On the rear suspension, There is a large diameter tall inner bumpstop of the rear suspension. It is 6" tall. At full bump, when the outer solid rubber stop engages there is only 3.5" of space for the inner bumpstop. That means that inner unit compresses 2.5" before the axle stops on the outer part. I have to wonder if the large inner units are some kind of progressive rate overload feature?
 

locrwln

Expedition Leader
Metcalf;2070226 I have to wonder if the large inner units are some kind of progressive rate overload feature?[/QUOTE said:
Yes they are. They work pretty well on an 80, but not sure about for your needs. I removed them and used air bags for my loaded 80 to deal with the extra and varied loads that it carried.
.
Jack
 

Metcalf

Expedition Leader
More fun with scales...



http://www.amazon.com/Sun-king-prec...&redirect=true&ref_=oh_aui_detailpage_o00_s00

$133, 2000lb scale

Front sprung is 876
Front total is 1508
Front un-sprung would be 632
Minus tire and wheels (137x2=274) would be 358 axle and suspension weight.

Rear sprung is 610
Rear total is 1375
Rear un-sprung would be 765(?)
Minus tire and wheels (137x2=274) would be 491 axle and suspension weight.

Total weight would be 2883 so far.



Front sprung



Front total



Rear sprung



Rear total
 

Metcalf

Expedition Leader
Ok.....one last time to find some weights! I should really be building but this is so annoying I had to get some numbers I had some faith in.

This time I busted out the big guns and brought home some certified wheel scales from work!





The weights from this method of measuring are as follows....

2840 Total

Front-
1660 total
880 drivers side
780 passenger side
640 unsprung ( front axle, suspension, steering would be 366 )
1020 sprung

Rear-
1180 total
560 drivers side
620 passenger side
620 unsprung ( rear axle, suspension would be 346 )
540 sprung

Tire and wheel is still 137lbs

I think these numbers are the best so far.

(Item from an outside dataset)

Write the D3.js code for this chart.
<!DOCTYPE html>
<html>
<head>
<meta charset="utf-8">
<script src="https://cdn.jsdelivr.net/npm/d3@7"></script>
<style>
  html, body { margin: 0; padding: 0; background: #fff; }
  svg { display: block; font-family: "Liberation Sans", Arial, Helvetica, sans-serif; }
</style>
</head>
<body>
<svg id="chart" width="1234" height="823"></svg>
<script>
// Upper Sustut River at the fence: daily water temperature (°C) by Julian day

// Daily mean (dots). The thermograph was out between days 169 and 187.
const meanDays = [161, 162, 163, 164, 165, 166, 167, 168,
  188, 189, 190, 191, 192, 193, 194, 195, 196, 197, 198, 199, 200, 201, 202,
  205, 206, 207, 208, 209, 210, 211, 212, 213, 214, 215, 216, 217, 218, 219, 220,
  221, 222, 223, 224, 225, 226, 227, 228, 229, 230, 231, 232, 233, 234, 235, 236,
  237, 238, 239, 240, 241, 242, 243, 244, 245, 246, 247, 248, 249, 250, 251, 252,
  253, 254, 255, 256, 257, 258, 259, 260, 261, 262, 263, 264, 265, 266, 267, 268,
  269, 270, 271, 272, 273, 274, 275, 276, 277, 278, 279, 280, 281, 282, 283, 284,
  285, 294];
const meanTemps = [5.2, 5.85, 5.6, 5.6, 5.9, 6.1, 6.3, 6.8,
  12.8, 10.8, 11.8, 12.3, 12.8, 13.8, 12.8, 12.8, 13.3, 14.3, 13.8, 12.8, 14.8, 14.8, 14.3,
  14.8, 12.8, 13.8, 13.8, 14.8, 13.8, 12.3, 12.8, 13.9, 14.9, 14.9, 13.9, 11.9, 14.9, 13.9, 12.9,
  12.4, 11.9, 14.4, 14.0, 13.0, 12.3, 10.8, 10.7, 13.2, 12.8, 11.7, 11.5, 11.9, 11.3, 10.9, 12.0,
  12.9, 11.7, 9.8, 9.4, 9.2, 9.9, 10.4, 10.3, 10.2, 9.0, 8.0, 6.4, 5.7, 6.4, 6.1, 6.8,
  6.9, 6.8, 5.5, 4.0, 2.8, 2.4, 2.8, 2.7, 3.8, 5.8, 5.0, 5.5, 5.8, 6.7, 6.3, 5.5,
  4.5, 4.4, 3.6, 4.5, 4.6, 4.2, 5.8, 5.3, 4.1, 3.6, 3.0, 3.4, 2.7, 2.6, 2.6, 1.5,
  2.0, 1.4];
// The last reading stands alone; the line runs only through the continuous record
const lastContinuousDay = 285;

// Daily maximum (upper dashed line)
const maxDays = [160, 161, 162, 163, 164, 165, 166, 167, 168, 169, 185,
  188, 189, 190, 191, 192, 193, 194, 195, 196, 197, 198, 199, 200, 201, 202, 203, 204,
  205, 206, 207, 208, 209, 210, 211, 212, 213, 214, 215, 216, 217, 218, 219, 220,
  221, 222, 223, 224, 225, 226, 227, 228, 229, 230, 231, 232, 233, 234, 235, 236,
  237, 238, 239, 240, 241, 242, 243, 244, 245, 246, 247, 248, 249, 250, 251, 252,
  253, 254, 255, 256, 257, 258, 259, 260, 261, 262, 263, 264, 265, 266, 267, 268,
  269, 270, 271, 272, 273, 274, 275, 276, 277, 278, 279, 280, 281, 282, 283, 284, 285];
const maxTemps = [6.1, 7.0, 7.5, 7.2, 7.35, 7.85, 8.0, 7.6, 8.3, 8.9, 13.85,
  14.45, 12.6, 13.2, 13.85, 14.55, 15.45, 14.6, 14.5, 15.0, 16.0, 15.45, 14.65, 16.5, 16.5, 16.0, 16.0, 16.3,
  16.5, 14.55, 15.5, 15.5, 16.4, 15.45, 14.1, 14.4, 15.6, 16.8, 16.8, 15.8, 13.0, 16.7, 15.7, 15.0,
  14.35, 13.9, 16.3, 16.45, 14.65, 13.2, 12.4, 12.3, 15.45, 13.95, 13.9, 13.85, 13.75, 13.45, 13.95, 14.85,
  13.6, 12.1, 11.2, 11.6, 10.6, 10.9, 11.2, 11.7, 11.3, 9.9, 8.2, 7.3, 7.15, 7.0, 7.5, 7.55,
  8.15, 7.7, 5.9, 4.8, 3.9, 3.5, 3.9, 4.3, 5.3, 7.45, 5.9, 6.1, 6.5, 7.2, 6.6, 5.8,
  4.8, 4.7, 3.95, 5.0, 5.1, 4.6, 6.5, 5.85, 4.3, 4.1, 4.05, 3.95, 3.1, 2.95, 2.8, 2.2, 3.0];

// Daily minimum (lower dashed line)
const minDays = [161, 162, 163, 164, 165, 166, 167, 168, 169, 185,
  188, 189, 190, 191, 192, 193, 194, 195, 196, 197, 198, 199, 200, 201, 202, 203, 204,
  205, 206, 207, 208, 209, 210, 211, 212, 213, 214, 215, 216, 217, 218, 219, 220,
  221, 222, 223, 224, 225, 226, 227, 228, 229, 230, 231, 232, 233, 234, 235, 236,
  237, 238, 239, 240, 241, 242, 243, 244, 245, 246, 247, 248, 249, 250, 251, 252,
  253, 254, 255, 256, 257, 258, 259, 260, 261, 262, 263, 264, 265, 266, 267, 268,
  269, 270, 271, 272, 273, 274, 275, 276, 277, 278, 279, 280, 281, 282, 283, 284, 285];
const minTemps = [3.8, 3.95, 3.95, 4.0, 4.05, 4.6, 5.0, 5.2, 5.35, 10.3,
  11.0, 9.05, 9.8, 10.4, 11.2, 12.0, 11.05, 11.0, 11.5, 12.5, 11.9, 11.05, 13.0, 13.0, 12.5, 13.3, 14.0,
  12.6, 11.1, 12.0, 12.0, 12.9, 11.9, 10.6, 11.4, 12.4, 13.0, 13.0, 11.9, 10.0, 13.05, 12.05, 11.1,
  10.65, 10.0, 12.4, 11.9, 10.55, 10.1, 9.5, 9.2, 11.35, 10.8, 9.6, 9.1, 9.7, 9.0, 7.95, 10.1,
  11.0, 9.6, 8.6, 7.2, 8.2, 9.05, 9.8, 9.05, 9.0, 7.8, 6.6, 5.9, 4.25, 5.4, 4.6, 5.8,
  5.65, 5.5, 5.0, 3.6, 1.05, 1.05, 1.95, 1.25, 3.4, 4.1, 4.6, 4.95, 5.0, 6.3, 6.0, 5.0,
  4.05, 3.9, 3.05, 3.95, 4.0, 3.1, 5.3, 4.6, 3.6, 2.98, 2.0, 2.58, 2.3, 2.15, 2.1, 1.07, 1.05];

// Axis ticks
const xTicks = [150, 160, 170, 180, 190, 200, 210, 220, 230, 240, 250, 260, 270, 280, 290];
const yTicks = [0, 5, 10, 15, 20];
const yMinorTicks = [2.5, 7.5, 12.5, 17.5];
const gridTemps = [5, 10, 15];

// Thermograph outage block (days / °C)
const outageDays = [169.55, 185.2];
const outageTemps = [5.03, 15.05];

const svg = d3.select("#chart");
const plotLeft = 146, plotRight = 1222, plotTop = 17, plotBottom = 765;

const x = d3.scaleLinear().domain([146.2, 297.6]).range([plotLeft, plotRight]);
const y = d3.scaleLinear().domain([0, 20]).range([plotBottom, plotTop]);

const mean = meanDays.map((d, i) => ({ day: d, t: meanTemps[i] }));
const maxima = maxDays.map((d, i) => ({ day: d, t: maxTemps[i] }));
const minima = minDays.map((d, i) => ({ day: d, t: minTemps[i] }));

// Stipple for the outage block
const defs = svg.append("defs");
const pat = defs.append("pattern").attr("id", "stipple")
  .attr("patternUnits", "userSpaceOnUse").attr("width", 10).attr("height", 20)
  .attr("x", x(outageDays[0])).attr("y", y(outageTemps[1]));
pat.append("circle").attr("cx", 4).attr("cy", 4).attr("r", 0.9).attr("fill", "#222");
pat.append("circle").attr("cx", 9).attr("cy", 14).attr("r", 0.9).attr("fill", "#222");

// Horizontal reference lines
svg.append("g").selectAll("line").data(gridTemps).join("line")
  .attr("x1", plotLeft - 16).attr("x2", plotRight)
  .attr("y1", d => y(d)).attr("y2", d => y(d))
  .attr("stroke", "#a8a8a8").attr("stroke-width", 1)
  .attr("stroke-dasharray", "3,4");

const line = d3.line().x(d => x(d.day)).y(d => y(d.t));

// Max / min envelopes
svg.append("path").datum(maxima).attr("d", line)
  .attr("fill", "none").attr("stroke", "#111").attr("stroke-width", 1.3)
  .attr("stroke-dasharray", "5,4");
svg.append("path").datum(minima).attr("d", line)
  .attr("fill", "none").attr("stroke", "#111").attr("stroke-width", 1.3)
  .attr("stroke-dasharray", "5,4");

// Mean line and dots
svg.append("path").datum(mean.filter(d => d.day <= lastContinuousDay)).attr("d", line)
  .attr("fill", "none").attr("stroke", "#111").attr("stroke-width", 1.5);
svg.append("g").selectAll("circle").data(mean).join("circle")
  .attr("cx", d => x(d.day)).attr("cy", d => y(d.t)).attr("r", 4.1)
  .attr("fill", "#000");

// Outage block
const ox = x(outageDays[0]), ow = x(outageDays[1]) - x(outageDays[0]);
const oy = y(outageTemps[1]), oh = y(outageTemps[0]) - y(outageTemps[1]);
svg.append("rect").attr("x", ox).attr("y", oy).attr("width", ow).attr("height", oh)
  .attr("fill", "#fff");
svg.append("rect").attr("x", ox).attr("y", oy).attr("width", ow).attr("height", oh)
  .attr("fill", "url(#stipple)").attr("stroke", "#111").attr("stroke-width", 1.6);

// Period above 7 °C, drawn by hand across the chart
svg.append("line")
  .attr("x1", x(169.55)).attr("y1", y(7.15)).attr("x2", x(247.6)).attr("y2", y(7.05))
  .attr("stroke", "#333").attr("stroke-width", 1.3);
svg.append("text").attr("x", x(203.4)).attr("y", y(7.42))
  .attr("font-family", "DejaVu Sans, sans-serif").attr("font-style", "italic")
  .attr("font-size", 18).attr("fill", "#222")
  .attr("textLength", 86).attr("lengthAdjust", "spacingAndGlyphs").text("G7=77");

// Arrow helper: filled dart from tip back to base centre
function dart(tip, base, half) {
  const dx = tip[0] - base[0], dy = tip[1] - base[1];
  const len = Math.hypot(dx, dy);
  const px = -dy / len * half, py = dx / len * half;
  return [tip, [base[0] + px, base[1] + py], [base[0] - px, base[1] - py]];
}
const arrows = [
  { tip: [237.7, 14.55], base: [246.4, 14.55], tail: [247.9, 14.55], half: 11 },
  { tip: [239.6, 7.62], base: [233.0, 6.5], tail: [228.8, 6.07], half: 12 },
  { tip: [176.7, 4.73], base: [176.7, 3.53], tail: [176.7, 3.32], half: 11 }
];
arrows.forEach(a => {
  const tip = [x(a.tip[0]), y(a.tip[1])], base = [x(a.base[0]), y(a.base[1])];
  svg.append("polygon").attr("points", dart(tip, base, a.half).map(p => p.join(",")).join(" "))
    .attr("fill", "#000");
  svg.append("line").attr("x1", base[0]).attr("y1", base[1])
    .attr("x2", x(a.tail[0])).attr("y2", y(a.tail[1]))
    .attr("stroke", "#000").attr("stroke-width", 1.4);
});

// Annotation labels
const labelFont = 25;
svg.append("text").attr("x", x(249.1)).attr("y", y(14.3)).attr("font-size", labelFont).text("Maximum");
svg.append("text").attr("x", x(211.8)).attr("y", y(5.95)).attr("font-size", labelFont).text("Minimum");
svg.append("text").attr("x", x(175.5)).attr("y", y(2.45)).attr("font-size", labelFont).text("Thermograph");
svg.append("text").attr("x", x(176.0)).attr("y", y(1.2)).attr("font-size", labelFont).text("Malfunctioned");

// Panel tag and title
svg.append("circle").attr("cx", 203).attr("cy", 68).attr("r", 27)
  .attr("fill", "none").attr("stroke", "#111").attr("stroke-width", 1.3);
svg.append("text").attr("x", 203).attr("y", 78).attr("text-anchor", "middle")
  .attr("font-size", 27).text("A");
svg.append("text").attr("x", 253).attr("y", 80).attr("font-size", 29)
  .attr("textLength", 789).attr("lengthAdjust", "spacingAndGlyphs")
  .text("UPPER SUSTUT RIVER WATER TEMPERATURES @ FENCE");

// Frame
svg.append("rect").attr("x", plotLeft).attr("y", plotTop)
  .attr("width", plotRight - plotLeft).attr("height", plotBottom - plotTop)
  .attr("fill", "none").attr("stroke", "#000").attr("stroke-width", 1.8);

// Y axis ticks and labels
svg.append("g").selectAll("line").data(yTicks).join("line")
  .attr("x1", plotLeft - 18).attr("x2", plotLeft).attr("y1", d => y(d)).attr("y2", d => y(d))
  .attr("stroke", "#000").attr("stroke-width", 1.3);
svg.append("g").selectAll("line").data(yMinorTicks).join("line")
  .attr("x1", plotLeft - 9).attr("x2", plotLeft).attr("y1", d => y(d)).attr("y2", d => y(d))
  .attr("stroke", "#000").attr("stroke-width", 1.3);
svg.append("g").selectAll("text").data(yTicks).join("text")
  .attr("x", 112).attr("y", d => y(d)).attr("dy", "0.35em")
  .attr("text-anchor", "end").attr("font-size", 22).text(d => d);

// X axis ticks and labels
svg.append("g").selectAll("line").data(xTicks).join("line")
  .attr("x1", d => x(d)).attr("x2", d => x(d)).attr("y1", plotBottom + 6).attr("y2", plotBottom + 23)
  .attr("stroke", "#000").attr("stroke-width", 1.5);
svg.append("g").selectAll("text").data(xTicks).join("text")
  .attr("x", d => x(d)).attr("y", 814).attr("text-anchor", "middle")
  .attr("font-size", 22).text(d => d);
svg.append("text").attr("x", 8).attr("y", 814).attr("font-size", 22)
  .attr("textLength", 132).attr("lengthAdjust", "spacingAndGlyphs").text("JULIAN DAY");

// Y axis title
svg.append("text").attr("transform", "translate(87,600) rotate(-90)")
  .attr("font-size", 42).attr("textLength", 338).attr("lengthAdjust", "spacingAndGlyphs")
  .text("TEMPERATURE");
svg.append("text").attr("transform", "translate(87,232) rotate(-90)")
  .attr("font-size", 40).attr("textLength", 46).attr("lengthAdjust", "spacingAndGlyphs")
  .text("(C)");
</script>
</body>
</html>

These scales are meant for much higher weights, but should be accurate enough.

Ok....back to building now.
 
Last edited:

Metcalf

Expedition Leader
Trying to get back at it....









I finished making the main B-pillar U-structure. This is the 1st part for the cage structure. The small tube at the top is just a temp fill to keep everything square, I had some slight pulling from the welding which needed to be managed.

This structure will do a few things. It provides the B-pillar vertical. That will basically form the back of the door surround also. The rear body mounts will be tied into the lower corners. I decided to add the full floor width spreader bar also. That will provide a strong base for the rear of the seat mounts. This will all be welded into the body structure when finished. This structure is all 2x2x1/8 square tube.

Next up are templates for the inside of the rear body mounts. I am going to pattern them up in the vehicle, tack, and pull it to weld in those brackets. They will also act as gussets for the rear lower corners. Once those brackets are done I can tack the assembly in the vehicle in the final position and move onto the rear body mounts which are integrated into the rocker bar outriggers.